• [The exercise]: Take the material and output all of it exactly.

• [Raw data]:
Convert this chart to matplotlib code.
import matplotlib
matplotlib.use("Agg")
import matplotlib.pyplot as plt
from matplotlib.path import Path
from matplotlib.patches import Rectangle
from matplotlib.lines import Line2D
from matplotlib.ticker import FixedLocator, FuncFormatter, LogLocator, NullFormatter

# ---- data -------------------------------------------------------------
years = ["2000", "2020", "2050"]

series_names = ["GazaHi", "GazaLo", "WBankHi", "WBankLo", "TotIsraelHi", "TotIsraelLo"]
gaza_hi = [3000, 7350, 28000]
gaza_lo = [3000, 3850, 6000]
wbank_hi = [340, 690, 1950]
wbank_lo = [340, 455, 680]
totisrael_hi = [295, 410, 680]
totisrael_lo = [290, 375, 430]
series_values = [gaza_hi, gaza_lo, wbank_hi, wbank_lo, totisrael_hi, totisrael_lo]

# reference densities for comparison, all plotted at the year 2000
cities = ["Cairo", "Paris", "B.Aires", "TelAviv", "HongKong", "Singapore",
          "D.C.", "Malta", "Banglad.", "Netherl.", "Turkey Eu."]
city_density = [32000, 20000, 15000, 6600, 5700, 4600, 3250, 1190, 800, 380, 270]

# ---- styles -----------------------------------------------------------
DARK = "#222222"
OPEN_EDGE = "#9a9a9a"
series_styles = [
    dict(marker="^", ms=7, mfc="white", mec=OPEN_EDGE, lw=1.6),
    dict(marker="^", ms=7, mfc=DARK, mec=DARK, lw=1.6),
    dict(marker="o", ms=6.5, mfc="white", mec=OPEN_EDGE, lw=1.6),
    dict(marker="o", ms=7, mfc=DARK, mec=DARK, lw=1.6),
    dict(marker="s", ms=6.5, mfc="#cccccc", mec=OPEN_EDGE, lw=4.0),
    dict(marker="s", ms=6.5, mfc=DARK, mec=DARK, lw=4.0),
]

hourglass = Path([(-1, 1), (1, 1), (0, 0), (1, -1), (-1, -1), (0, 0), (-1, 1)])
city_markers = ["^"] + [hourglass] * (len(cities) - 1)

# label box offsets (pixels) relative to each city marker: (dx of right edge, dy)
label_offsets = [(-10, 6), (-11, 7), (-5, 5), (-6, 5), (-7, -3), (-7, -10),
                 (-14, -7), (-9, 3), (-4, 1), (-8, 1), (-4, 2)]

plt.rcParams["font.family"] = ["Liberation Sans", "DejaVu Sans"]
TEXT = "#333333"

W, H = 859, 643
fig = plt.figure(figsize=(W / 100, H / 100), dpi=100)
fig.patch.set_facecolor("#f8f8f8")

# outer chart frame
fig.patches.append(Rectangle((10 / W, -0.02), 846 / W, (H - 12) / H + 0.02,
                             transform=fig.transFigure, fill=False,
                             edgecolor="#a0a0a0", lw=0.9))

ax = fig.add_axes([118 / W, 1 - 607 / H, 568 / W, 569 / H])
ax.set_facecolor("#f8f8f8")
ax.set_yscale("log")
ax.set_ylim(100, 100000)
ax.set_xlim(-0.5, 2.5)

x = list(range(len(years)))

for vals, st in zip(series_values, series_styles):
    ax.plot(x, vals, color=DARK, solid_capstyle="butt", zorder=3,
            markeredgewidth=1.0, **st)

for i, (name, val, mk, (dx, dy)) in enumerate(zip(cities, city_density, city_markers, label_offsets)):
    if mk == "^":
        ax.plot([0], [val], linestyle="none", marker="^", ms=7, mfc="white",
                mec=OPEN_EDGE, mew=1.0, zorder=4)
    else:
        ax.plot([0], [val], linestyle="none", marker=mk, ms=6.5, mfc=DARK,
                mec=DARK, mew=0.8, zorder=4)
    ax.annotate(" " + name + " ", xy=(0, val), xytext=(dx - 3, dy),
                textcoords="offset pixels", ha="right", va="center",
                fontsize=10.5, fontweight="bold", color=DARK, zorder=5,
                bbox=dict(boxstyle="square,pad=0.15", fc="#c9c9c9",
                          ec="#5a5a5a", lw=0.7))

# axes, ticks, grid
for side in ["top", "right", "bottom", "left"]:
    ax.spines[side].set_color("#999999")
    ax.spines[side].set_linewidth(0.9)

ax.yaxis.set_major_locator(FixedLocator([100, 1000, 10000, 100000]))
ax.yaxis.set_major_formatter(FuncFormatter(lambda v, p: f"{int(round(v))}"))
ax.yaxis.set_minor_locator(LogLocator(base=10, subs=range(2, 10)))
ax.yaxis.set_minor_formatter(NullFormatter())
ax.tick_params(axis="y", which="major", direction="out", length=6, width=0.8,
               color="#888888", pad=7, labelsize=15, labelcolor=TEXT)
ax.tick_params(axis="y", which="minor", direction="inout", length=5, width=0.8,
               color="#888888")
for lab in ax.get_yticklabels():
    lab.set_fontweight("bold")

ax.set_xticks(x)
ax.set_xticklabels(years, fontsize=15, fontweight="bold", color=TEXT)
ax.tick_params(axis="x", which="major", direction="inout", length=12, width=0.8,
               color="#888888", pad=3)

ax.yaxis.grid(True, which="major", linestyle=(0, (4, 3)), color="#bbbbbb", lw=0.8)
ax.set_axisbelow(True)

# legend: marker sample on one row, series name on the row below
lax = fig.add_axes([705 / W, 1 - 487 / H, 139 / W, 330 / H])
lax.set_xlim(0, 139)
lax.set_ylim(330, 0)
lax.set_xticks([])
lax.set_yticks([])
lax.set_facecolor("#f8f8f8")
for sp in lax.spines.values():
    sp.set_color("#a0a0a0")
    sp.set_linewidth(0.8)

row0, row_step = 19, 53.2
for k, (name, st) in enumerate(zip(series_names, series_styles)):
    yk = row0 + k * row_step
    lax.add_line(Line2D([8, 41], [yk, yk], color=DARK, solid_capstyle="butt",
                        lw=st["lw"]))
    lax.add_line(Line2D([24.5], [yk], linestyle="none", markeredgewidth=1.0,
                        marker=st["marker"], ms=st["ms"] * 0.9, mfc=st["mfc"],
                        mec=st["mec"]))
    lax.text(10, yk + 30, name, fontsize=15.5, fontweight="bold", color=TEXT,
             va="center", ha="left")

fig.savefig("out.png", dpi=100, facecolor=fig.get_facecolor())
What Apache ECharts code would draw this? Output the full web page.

• [Correct output]:
Convert this chart to matplotlib code.
import matplotlib
matplotlib.use("Agg")
import matplotlib.pyplot as plt
from matplotlib.path import Path
from matplotlib.patches import Rectangle
from matplotlib.lines import Line2D
from matplotlib.ticker import FixedLocator, FuncFormatter, LogLocator, NullFormatter

# ---- data -------------------------------------------------------------
years = ["2000", "2020", "2050"]

series_names = ["GazaHi", "GazaLo", "WBankHi", "WBankLo", "TotIsraelHi", "TotIsraelLo"]
gaza_hi = [3000, 7350, 28000]
gaza_lo = [3000, 3850, 6000]
wbank_hi = [340, 690, 1950]
wbank_lo = [340, 455, 680]
totisrael_hi = [295, 410, 680]
totisrael_lo = [290, 375, 430]
series_values = [gaza_hi, gaza_lo, wbank_hi, wbank_lo, totisrael_hi, totisrael_lo]

# reference densities for comparison, all plotted at the year 2000
cities = ["Cairo", "Paris", "B.Aires", "TelAviv", "HongKong", "Singapore",
          "D.C.", "Malta", "Banglad.", "Netherl.", "Turkey Eu."]
city_density = [32000, 20000, 15000, 6600, 5700, 4600, 3250, 1190, 800, 380, 270]

# ---- styles -----------------------------------------------------------
DARK = "#222222"
OPEN_EDGE = "#9a9a9a"
series_styles = [
    dict(marker="^", ms=7, mfc="white", mec=OPEN_EDGE, lw=1.6),
    dict(marker="^", ms=7, mfc=DARK, mec=DARK, lw=1.6),
    dict(marker="o", ms=6.5, mfc="white", mec=OPEN_EDGE, lw=1.6),
    dict(marker="o", ms=7, mfc=DARK, mec=DARK, lw=1.6),
    dict(marker="s", ms=6.5, mfc="#cccccc", mec=OPEN_EDGE, lw=4.0),
    dict(marker="s", ms=6.5, mfc=DARK, mec=DARK, lw=4.0),
]

hourglass = Path([(-1, 1), (1, 1), (0, 0), (1, -1), (-1, -1), (0, 0), (-1, 1)])
city_markers = ["^"] + [hourglass] * (len(cities) - 1)

# label box offsets (pixels) relative to each city marker: (dx of right edge, dy)
label_offsets = [(-10, 6), (-11, 7), (-5, 5), (-6, 5), (-7, -3), (-7, -10),
                 (-14, -7), (-9, 3), (-4, 1), (-8, 1), (-4, 2)]

plt.rcParams["font.family"] = ["Liberation Sans", "DejaVu Sans"]
TEXT = "#333333"

W, H = 859, 643
fig = plt.figure(figsize=(W / 100, H / 100), dpi=100)
fig.patch.set_facecolor("#f8f8f8")

# outer chart frame
fig.patches.append(Rectangle((10 / W, -0.02), 846 / W, (H - 12) / H + 0.02,
                             transform=fig.transFigure, fill=False,
                             edgecolor="#a0a0a0", lw=0.9))

ax = fig.add_axes([118 / W, 1 - 607 / H, 568 / W, 569 / H])
ax.set_facecolor("#f8f8f8")
ax.set_yscale("log")
ax.set_ylim(100, 100000)
ax.set_xlim(-0.5, 2.5)

x = list(range(len(years)))

for vals, st in zip(series_values, series_styles):
    ax.plot(x, vals, color=DARK, solid_capstyle="butt", zorder=3,
            markeredgewidth=1.0, **st)

for i, (name, val, mk, (dx, dy)) in enumerate(zip(cities, city_density, city_markers, label_offsets)):
    if mk == "^":
        ax.plot([0], [val], linestyle="none", marker="^", ms=7, mfc="white",
                mec=OPEN_EDGE, mew=1.0, zorder=4)
    else:
        ax.plot([0], [val], linestyle="none", marker=mk, ms=6.5, mfc=DARK,
                mec=DARK, mew=0.8, zorder=4)
    ax.annotate(" " + name + " ", xy=(0, val), xytext=(dx - 3, dy),
                textcoords="offset pixels", ha="right", va="center",
                fontsize=10.5, fontweight="bold", color=DARK, zorder=5,
                bbox=dict(boxstyle="square,pad=0.15", fc="#c9c9c9",
                          ec="#5a5a5a", lw=0.7))

# axes, ticks, grid
for side in ["top", "right", "bottom", "left"]:
    ax.spines[side].set_color("#999999")
    ax.spines[side].set_linewidth(0.9)

ax.yaxis.set_major_locator(FixedLocator([100, 1000, 10000, 100000]))
ax.yaxis.set_major_formatter(FuncFormatter(lambda v, p: f"{int(round(v))}"))
ax.yaxis.set_minor_locator(LogLocator(base=10, subs=range(2, 10)))
ax.yaxis.set_minor_formatter(NullFormatter())
ax.tick_params(axis="y", which="major", direction="out", length=6, width=0.8,
               color="#888888", pad=7, labelsize=15, labelcolor=TEXT)
ax.tick_params(axis="y", which="minor", direction="inout", length=5, width=0.8,
               color="#888888")
for lab in ax.get_yticklabels():
    lab.set_fontweight("bold")

ax.set_xticks(x)
ax.set_xticklabels(years, fontsize=15, fontweight="bold", color=TEXT)
ax.tick_params(axis="x", which="major", direction="inout", length=12, width=0.8,
               color="#888888", pad=3)

ax.yaxis.grid(True, which="major", linestyle=(0, (4, 3)), color="#bbbbbb", lw=0.8)
ax.set_axisbelow(True)

# legend: marker sample on one row, series name on the row below
lax = fig.add_axes([705 / W, 1 - 487 / H, 139 / W, 330 / H])
lax.set_xlim(0, 139)
lax.set_ylim(330, 0)
lax.set_xticks([])
lax.set_yticks([])
lax.set_facecolor("#f8f8f8")
for sp in lax.spines.values():
    sp.set_color("#a0a0a0")
    sp.set_linewidth(0.8)

row0, row_step = 19, 53.2
for k, (name, st) in enumerate(zip(series_names, series_styles)):
    yk = row0 + k * row_step
    lax.add_line(Line2D([8, 41], [yk, yk], color=DARK, solid_capstyle="butt",
                        lw=st["lw"]))
    lax.add_line(Line2D([24.5], [yk], linestyle="none", markeredgewidth=1.0,
                        marker=st["marker"], ms=st["ms"] * 0.9, mfc=st["mfc"],
                        mec=st["mec"]))
    lax.text(10, yk + 30, name, fontsize=15.5, fontweight="bold", color=TEXT,
             va="center", ha="left")

fig.savefig("out.png", dpi=100, facecolor=fig.get_facecolor())
What Apache ECharts code would draw this? Output the full web page.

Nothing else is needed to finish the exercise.